§ Records for this exercise
☆ ☆ ☆

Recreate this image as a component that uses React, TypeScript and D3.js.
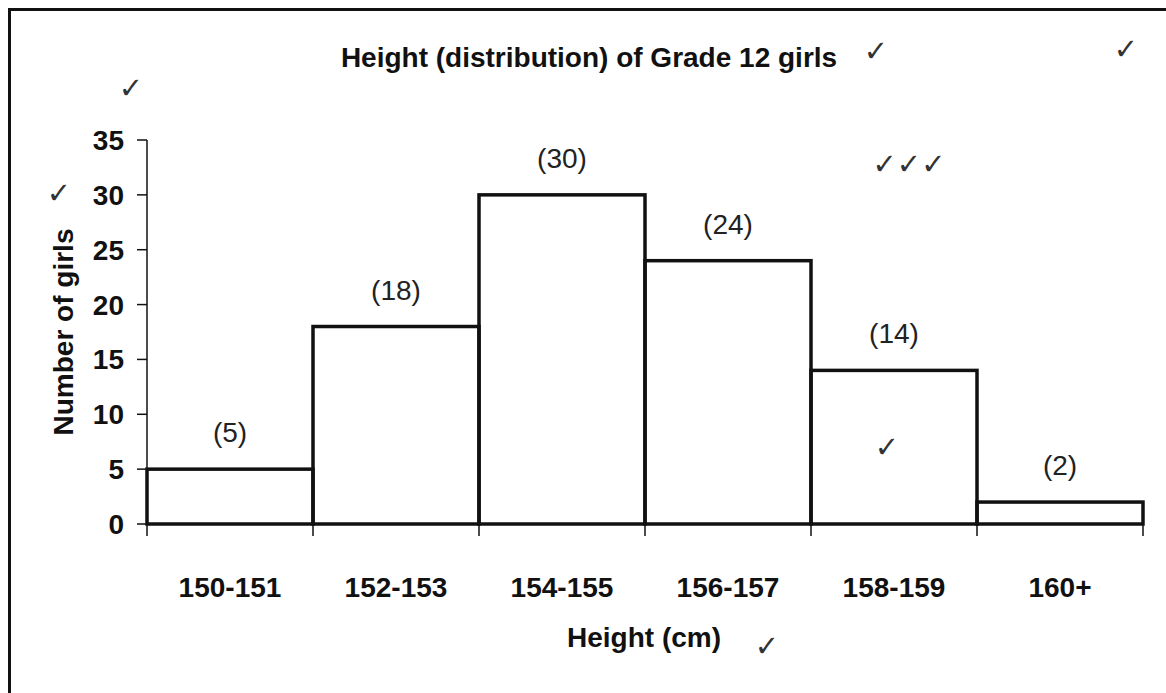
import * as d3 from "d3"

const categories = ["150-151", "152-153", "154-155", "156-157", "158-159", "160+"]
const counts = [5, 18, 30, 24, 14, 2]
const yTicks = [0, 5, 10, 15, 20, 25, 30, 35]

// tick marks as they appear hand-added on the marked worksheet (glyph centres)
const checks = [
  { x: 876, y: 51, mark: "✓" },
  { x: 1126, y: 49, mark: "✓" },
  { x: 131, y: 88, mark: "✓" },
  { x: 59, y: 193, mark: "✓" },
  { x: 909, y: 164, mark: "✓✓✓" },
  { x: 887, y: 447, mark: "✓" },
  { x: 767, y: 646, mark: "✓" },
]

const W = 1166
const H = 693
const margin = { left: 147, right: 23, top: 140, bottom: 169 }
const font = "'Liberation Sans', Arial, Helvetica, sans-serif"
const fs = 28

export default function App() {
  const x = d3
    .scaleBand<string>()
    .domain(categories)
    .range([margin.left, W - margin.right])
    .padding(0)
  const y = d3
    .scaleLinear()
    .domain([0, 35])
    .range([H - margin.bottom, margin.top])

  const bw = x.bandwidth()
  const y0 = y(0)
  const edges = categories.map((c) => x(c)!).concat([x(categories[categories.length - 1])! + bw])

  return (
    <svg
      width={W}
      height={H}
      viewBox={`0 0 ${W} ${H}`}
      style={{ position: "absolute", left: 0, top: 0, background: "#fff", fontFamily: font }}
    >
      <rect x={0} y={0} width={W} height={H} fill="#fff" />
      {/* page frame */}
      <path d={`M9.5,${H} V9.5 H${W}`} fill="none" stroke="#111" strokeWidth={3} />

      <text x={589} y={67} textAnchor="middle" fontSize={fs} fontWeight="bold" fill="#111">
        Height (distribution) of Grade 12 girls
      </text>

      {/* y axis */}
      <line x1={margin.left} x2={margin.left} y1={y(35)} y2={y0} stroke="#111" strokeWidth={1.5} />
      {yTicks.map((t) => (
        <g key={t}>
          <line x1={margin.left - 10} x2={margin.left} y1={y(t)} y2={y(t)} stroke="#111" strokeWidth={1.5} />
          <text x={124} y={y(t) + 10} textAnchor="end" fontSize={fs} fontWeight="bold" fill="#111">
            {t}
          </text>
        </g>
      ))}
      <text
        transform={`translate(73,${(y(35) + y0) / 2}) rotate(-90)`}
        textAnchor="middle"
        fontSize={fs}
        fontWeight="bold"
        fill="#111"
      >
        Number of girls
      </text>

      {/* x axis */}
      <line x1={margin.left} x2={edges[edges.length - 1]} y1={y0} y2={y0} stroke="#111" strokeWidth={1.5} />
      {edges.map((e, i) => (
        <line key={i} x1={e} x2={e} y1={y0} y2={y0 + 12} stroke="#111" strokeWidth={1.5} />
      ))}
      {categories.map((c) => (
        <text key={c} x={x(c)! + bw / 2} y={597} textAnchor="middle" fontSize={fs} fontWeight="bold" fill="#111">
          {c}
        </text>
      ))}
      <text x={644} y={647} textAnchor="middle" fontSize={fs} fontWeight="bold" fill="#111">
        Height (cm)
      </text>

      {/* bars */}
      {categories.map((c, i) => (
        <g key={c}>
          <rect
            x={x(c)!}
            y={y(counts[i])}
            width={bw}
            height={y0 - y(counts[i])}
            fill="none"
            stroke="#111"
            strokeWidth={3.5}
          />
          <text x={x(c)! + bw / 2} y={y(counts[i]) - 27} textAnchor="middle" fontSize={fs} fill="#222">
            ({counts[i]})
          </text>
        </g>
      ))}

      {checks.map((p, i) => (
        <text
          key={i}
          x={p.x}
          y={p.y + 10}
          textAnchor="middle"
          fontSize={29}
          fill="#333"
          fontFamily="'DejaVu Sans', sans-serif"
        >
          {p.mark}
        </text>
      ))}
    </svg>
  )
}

☆ ☆ ☆

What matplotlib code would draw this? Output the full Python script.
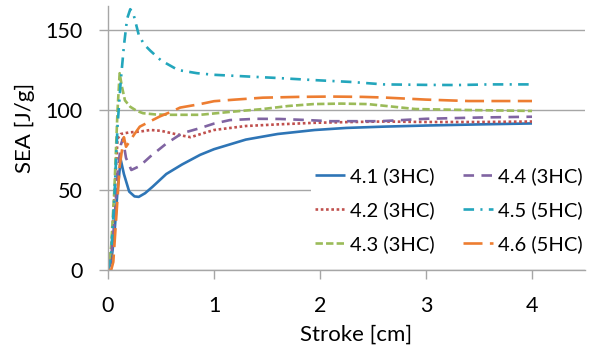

☆ ☆ ☆

§ Objective
Nothing but the lines from the one containing "Recreate this image" through the one containing "const yTicks = [0, 5, 10, 15, 20, 25, 30, 35]" should be echoed, each exactly as it stands; pictures are excluded.

§ Exercise output
Recreate this image as a component that uses React, TypeScript and D3.js.
import * as d3 from "d3"

const categories = ["150-151", "152-153", "154-155", "156-157", "158-159", "160+"]
const counts = [5, 18, 30, 24, 14, 2]
const yTicks = [0, 5, 10, 15, 20, 25, 30, 35]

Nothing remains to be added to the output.